Ya con la sabiduría de Miles y la dirección técnica de Shelby, el equipo de competición de Ford se preparó para la edición de 1965. Y Miles, el bulldog, fue el verdadero padre del nuevo GT40 que empezaba a gestarse. “Es un completo desastre”, cuentan las crónicas que dijo el inglés ni bien se bajó del auto por primera vez. Y allí encabezó una reconstrucción del bólido que, sin embargo, ese año tampoco lograría desfilar con éxito por la pista francesa.
Al GT40 lo hicieron más liviano, le pusieron un motor de 7 litros, frenos más potentes, le modificaron la aerodinámica y la ventilación, entre otras adaptaciones. Aun así la performance en Le Mans fue para el olvido: todos debieron retirarse prontamente de la pista y Ferrari volvió a llevarse los laureles.
“Es un demonio total cuando está en el auto y una completa carga para los otros cuando está fuera de él”. Esta definición exquisita y excelentemente ejecutada por Bale en la ficción fue el estigma de la trayectoria de Miles. Nunca fue un piloto afín a las grandes luces ni estratégico para aquellos primeros bríos del marketing automotor.
En 1966 Miles, veterano de 48 años, llegó a Le Mans luego de repetir la victoria en Daytona. A bordo del Ford 1 tuvo una mala largada, pero logró imponer el ritmo de la carrera por sobre sus compañeros de equipo: McLaren y Amon en el Ford GT número 2; y Gurney y Grant en el 3; y sobre las Ferrari. Los GT40 dominaron y aquella vez Miles voló.
Ningún motor V8 había ganado en Le Mans y ningún coche americano se había coronado alguna vez en aquella carrera francesa.
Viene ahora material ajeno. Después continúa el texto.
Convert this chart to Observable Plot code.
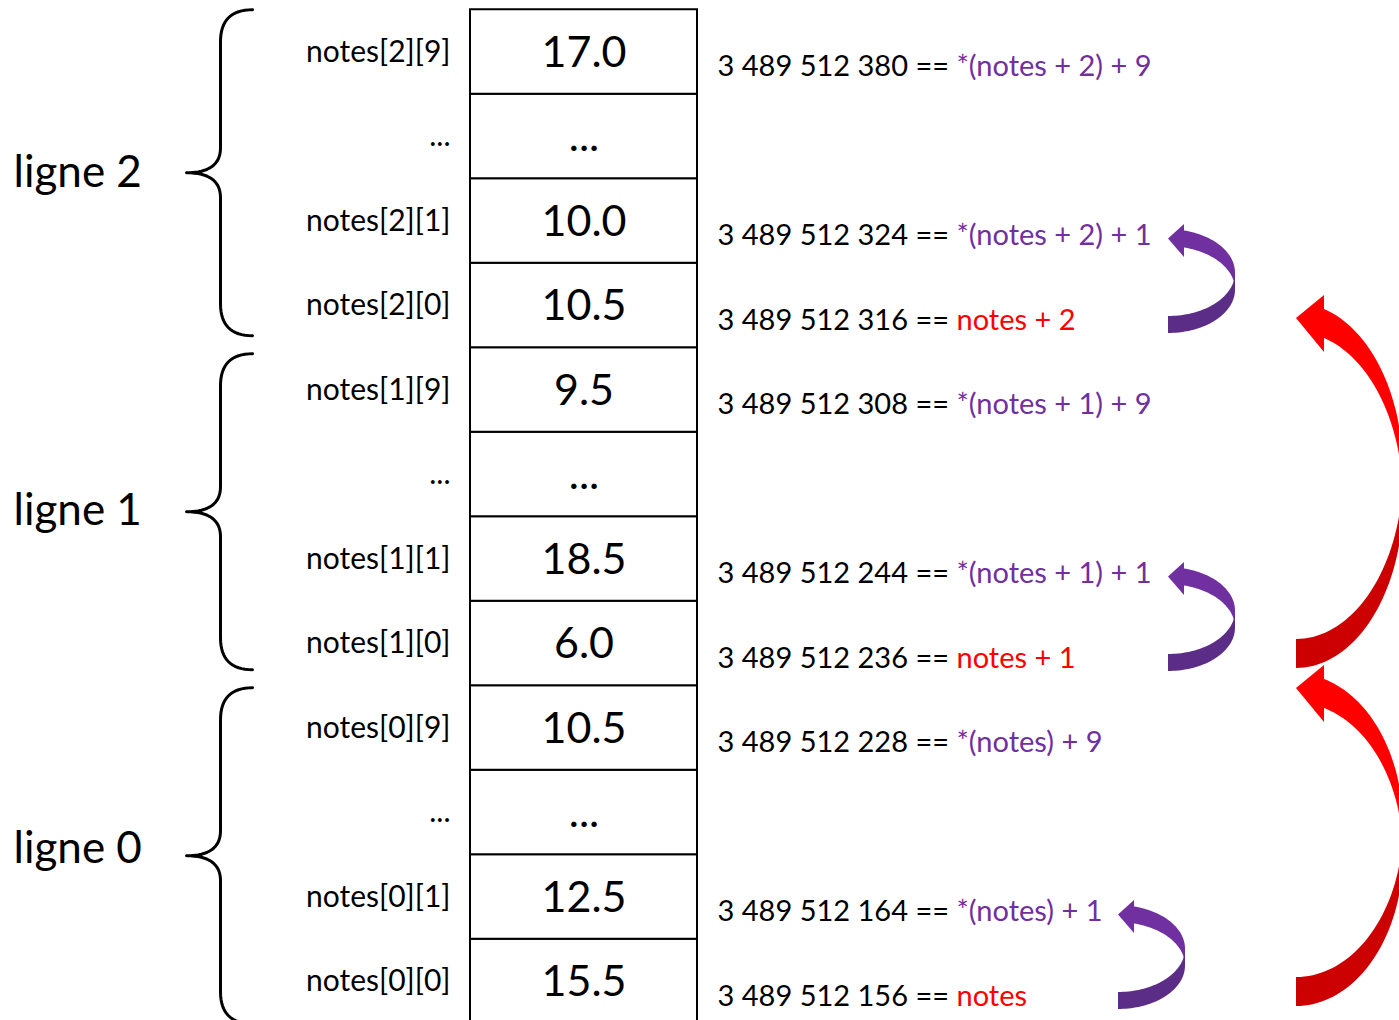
<!DOCTYPE html>
<html>
<head>
<meta charset="utf-8">
<script src="https://cdn.jsdelivr.net/npm/d3@7"></script>
<script src="https://cdn.jsdelivr.net/npm/@observablehq/plot@0.6"></script>
<style>
  html, body { margin: 0; padding: 0; background: #fff; overflow: hidden; }
</style>
</head>
<body>
<div id="chart"></div>
<script>
// ---------- data (rows from bottom to top of the memory column) ----------
const labels = ["notes[0][0]", "notes[0][1]", "...", "notes[0][9]",
                "notes[1][0]", "notes[1][1]", "...", "notes[1][9]",
                "notes[2][0]", "notes[2][1]", "...", "notes[2][9]"];
const values = ["15.5", "12.5", "...", "10.5",
                "6.0", "18.5", "...", "9.5",
                "10.5", "10.0", "...", "17.0"];
const addresses = ["3 489 512 156", "3 489 512 164", null, "3 489 512 228",
                   "3 489 512 236", "3 489 512 244", null, "3 489 512 308",
                   "3 489 512 316", "3 489 512 324", null, "3 489 512 380"];
const expressions = ["notes", "*(notes) + 1", null, "*(notes) + 9",
                     "notes + 1", "*(notes + 1) + 1", null, "*(notes + 1) + 9",
                     "notes + 2", "*(notes + 2) + 1", null, "*(notes + 2) + 9"];
const groups = ["ligne 0", "ligne 1", "ligne 2"];
// pointer jumps: element +1 (purple) and row +1 (red), as [from row, to row]
const elementJumps = [[0, 1], [4, 5], [8, 9]];
const rowJumps = [[0, 4], [4, 8]];

// ---------- layout ----------
const W = 1399, H = 1020;
const ROW_PX = 84.5;
const ROW0 = 981;                       // pixel centre of the bottom row
const Y_RANGE = [ROW0 + ROW_PX / 2, ROW0 + ROW_PX / 2 - 12 * ROW_PX];
const CELL_X1 = 470, CELL_X2 = 697;
const LABEL_X = 450, ADDR_X = 717, GROUP_X = 13;
const BRACE = {end: 252, stem: 220, tip: 186, endCurve: 32, midCurve: 25};
const braceShift = [1, -5, -6];         // tip offset from the group centre, px
const braceHalf = [168, 158, 163];      // half length of each brace, px
const PURPLE = "#7030A0", PURPLE_DARK = "#5C2D87", RED = "#FF0000", RED_DARK = "#CC0000";
const elementArrowX = [1118, 1168, 1168];
const rowArrowX = [1296, 1296];
const rowArrowTip = [45, 13];           // tip offset below the centre of the target row

// px below centre of row k  -> y value in row units
const at = (k, px) => k - px / ROW_PX;

const rows = labels.map((label, k) => ({
  k, label, value: values[k], addr: addresses[k], expr: expressions[k]
}));

// ---------- braces ----------
function quad(p0, p1, p2, n = 16) {
  const out = [];
  for (let i = 0; i <= n; i++) {
    const t = i / n, a = (1 - t) * (1 - t), b = 2 * (1 - t) * t, c = t * t;
    out.push([a * p0[0] + b * p1[0] + c * p2[0], a * p0[1] + b * p1[1] + c * p2[1]]);
  }
  return out;
}
const bracePts = [];
groups.forEach((g, gi) => {
  const c = 4 * gi + 1.5;
  const {end, stem, tip, endCurve, midCurve} = BRACE;
  const half = braceHalf[gi];
  const pts = [
    ...quad([end, -half], [stem, -half], [stem, -half + endCurve]),
    ...quad([stem, -midCurve], [stem, 0], [tip, 0]),
    ...quad([tip, 0], [stem, 0], [stem, midCurve]),
    ...quad([stem, half - endCurve], [stem, half], [end, half])
  ];
  pts.forEach(([x, py]) => bracePts.push({g, x, y: at(c, py + braceShift[gi])}));
});

// ---------- curved block arrows (ribbon halves + head) ----------
const arrowParts = [];
function ribbonArrow(id, lo, hi, x0, o) {
  // all px offsets relative to centre of row lo (downwards positive)
  const tip = (hi - lo) * -ROW_PX + o.tip;
  const c = Math.sqrt(1 - (o.hw / o.rx) ** 2);
  const flatTop = o.bottom - o.t;
  const ry = (flatTop - (tip - o.bandAtHead)) / (1 + c);
  const cy = flatTop - ry;
  const th0 = Math.asin(o.hw / o.rx);
  const N = 40;
  for (let i = 0; i <= N; i++) {
    const th = th0 + (Math.PI / 2 - th0) * i / N;
    const x = x0 + o.rx * Math.sin(th), yt = cy - ry * Math.cos(th);
    arrowParts.push({id: id + "u", x, y1: at(lo, yt), y2: at(lo, yt + o.t), fill: o.light});
  }
  for (let i = 0; i <= N; i++) {
    const th = Math.PI / 2 + (Math.PI / 2) * i / N;
    const x = x0 + o.rx * Math.sin(th), yt = cy - ry * Math.cos(th);
    arrowParts.push({id: id + "d", x, y1: at(lo, yt), y2: at(lo, yt + o.t), fill: o.dark});
  }
  arrowParts.push({id: id + "h", x: x0, y1: at(lo, tip), y2: at(lo, tip), fill: o.light});
  arrowParts.push({id: id + "h", x: x0 + o.hw, y1: at(lo, tip - o.headUp), y2: at(lo, tip + o.headDown), fill: o.light});
}
elementJumps.forEach(([lo, hi], i) => ribbonArrow("p" + i, lo, hi, elementArrowX[i], {
  tip: 18, bottom: 28, t: 17, hw: 16, rx: 67, bandAtHead: 8, headUp: 14.5, headDown: 18.5,
  light: PURPLE, dark: PURPLE_DARK
}));
rowJumps.forEach(([lo, hi], i) => ribbonArrow("r" + i, lo, hi, rowArrowX[i], {
  tip: rowArrowTip[i], bottom: 25, t: 29, hw: 28, rx: 107, bandAtHead: 9, headUp: 23, headDown: 34,
  light: RED, dark: RED_DARK
}));

// ---------- plot ----------
const FONT = "Lato, 'Open Sans', sans-serif";
const svg = Plot.plot({
  width: W, height: H, margin: 0,
  x: {domain: [0, W], range: [0, W], axis: null},
  y: {domain: [-0.5, 11.5], range: Y_RANGE, axis: null},
  color: {type: "identity"},
  style: {fontFamily: FONT, background: "#fff", color: "black"},
  marks: [
    Plot.line(bracePts, {x: "x", y: "y", z: "g", stroke: "black", strokeWidth: 3, curve: "linear"}),
    Plot.rect(rows, {x1: () => CELL_X1, x2: () => CELL_X2, y1: d => d.k - 0.5, y2: d => d.k + 0.5,
                     fill: "white", stroke: "black", strokeWidth: 2}),
    Plot.text(rows, {x: () => (CELL_X1 + CELL_X2) / 2, y: d => at(d.k, 1), text: "value",
                     fontSize: 43, fill: "black"}),
    Plot.text(rows, {x: () => LABEL_X, y: "k", text: "label", textAnchor: "end",
                     fontSize: 30, fill: "black"}),
    Plot.text(rows.filter(d => d.addr), {
      x: () => ADDR_X, y: d => at(d.k, 15), text: d => `${d.addr} == ${d.expr}`,
      textAnchor: "start", fontSize: 29,
      fill: d => d.expr.startsWith("*") ? PURPLE : RED
    }),
    Plot.text(groups, {x: () => GROUP_X, y: (d, i) => at(4 * i + 1.5, -6), text: d => d,
                       textAnchor: "start", fontSize: 44, fill: "black"}),
    Plot.area(arrowParts, {x1: "x", y1: "y1", y2: "y2", z: "id", fill: "fill", curve: "linear"})
  ]
});

// colour the numeric address part black, keep the pointer expression coloured
svg.querySelectorAll("text").forEach(t => {
  const s = t.textContent;
  const i = s.indexOf(" == ");
  if (i < 0) return;
  t.textContent = "";
  const a = document.createElementNS("http://www.w3.org/2000/svg", "tspan");
  a.setAttribute("fill", "black");
  a.textContent = s.slice(0, i + 4);
  const b = document.createElementNS("http://www.w3.org/2000/svg", "tspan");
  b.textContent = s.slice(i + 4);
  t.append(a, b);
});

document.getElementById("chart").append(svg);
</script>
</body>
</html>
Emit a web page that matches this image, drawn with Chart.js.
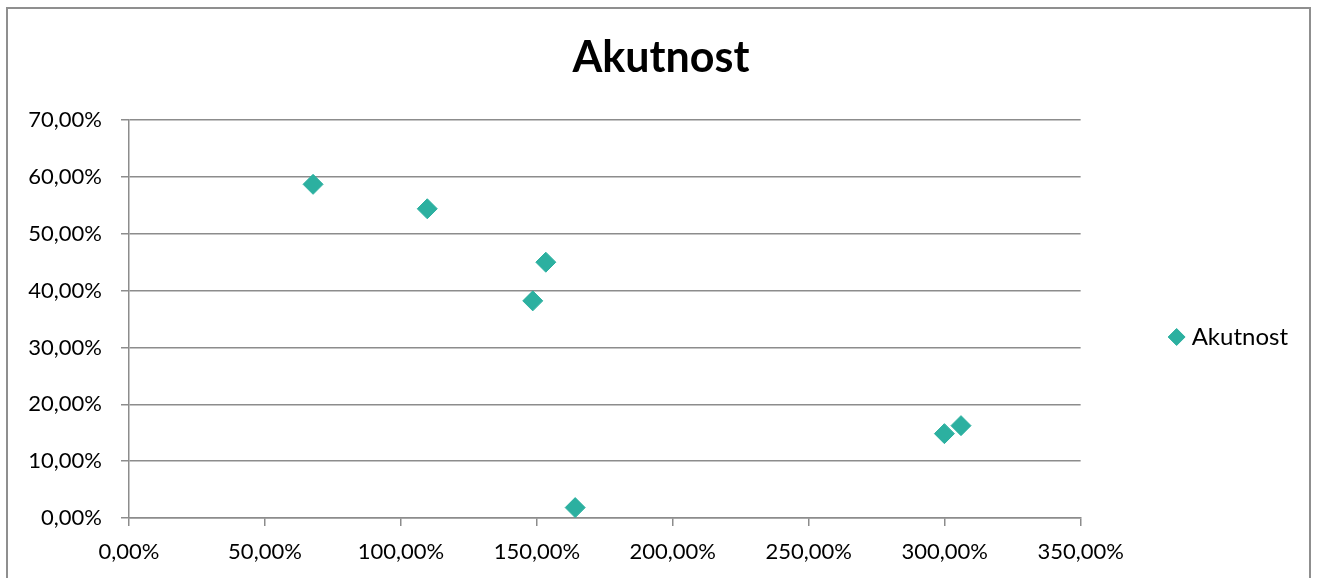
<!DOCTYPE html>
<html>
<head>
<meta charset="utf-8">
<title>Akutnost</title>
<script src="https://cdn.jsdelivr.net/npm/chart.js@4/dist/chart.umd.min.js"></script>
<style>
  html, body { margin: 0; padding: 0; background: #ffffff; overflow: hidden; }
  #wrap { position: relative; width: 1319px; height: 578px; }
  #frame {
    position: absolute; left: 6px; top: 7px; width: 1305px; height: 600px;
    border: 2px solid #8f8f8f; box-sizing: border-box; pointer-events: none;
  }
  canvas { position: absolute; left: 0; top: 0; }
</style>
</head>
<body>
<div id="wrap">
  <canvas id="chart" width="1319" height="578"></canvas>
  <div id="frame"></div>
</div>
<script>
// Series values (percent units)
const seriesName = 'Akutnost';
const xValues = [67.7, 109.7, 153.3, 148.5, 164.1, 299.9, 306.0];
const yValues = [58.7, 54.4, 45.0, 38.2, 1.83, 14.84, 16.25];

// Axis tick values
const xTicks = [0, 50, 100, 150, 200, 250, 300, 350];
const yTicks = [0, 10, 20, 30, 40, 50, 60, 70];

const markerColor = '#2cb0a0';
const gridColor = '#8c8c8c';
const fontFamily = 'Lato, "Open Sans", sans-serif';

const points = xValues.map((x, i) => ({ x: x, y: yValues[i] }));
const fmt = v => Number(v).toFixed(2).replace('.', ',') + '%';

new Chart(document.getElementById('chart'), {
  type: 'scatter',
  data: {
    datasets: [{
      label: seriesName,
      data: points,
      pointStyle: 'rectRot',
      pointRadius: 10,
      pointHoverRadius: 10,
      backgroundColor: markerColor,
      borderColor: markerColor,
      borderWidth: 1
    }]
  },
  options: {
    responsive: false,
    animation: false,
    events: [],
    layout: { padding: { left: 24, right: 21, top: 0, bottom: 0 } },
    plugins: {
      tooltip: { enabled: false },
      title: {
        display: true,
        text: seriesName,
        color: '#000000',
        font: { family: fontFamily, size: 43, weight: 'bold' },
        padding: { top: 32.5, bottom: 36 }
      },
      legend: {
        display: true,
        position: 'right',
        title: { display: true, text: '', font: { size: 12 }, padding: { top: 0, bottom: 81.6 } },
        labels: {
          usePointStyle: true,
          boxWidth: 6,
          boxHeight: 12,
          color: '#000000',
          font: { family: fontFamily, size: 24 },
          padding: 10
        }
      }
    },
    scales: {
      x: {
        type: 'linear',
        min: 0,
        max: 350,
        afterBuildTicks: s => { s.ticks = xTicks.map(v => ({ value: v })); },
        afterFit: s => { s.height = 60; },
        grid: { drawOnChartArea: false, drawTicks: true, tickLength: 8, color: gridColor, lineWidth: 1.5 },
        border: { display: true, color: gridColor, width: 1.5 },
        ticks: {
          padding: 13,
          maxRotation: 0,
          color: '#000000',
          font: { family: fontFamily, size: 22 },
          callback: v => fmt(v)
        }
      },
      y: {
        type: 'linear',
        min: 0,
        max: 70,
        afterBuildTicks: s => { s.ticks = yTicks.map(v => ({ value: v })); },
        afterFit: s => { s.width = 105; },
        grid: { drawTicks: true, tickLength: 8, color: gridColor, lineWidth: 1.5 },
        border: { display: true, color: gridColor, width: 1.5 },
        ticks: {
          padding: 19,
          color: '#000000',
          font: { family: fontFamily, size: 22 },
          callback: v => fmt(v)
        }
      },
      // empty spacer between the plot and the legend
      gap: {
        type: 'linear',
        position: 'right',
        display: true,
        afterFit: s => { s.width = 83; },
        grid: { display: false },
        border: { display: false },
        ticks: { display: false }
      }
    }
  }
});
</script>
</body>
</html>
El temperamento de Miles sólo conocía una estrategia: dar el cien por cien todo el tiempo. Aquella vez, sin embargo, flaqueó. El piloto estrella de Shelby, algo resistido por la marca, bajó el ritmo de carrera para llegar a la meta junto con sus compañeros de equipo, tal cual el pedido que había bajado de la cúpula de la compañía.
El destino y la historia estuvieron con Ford, pero no con Miles. Mientras los tres GT40 cruzaban la meta juntos para coronar la proeza con una foto inolvidable e irrepetible, los comisarios avisaban que el empate no era posible: si los coches llegaban al mismo tiempo el ganador era McLaren, porque había arrancado 20 metros más atrás en la grilla. Fueron 20 metros los que separaron a Miles de una gloria plena, que hoy aún lo tendría como el héroe absoluto de la hazaña, de un reconocimiento mucho más austero, secundario, injusto.
Shelby y Miles por supuesto se juraron volver a intentarlo al año siguiente. Y en ese camino a la gloria plena que parecía esquivarles: otra chicana de la fortuna los paralizó para siempre.
A 7.000 rpm hubo un punto donde todo se desvaneció.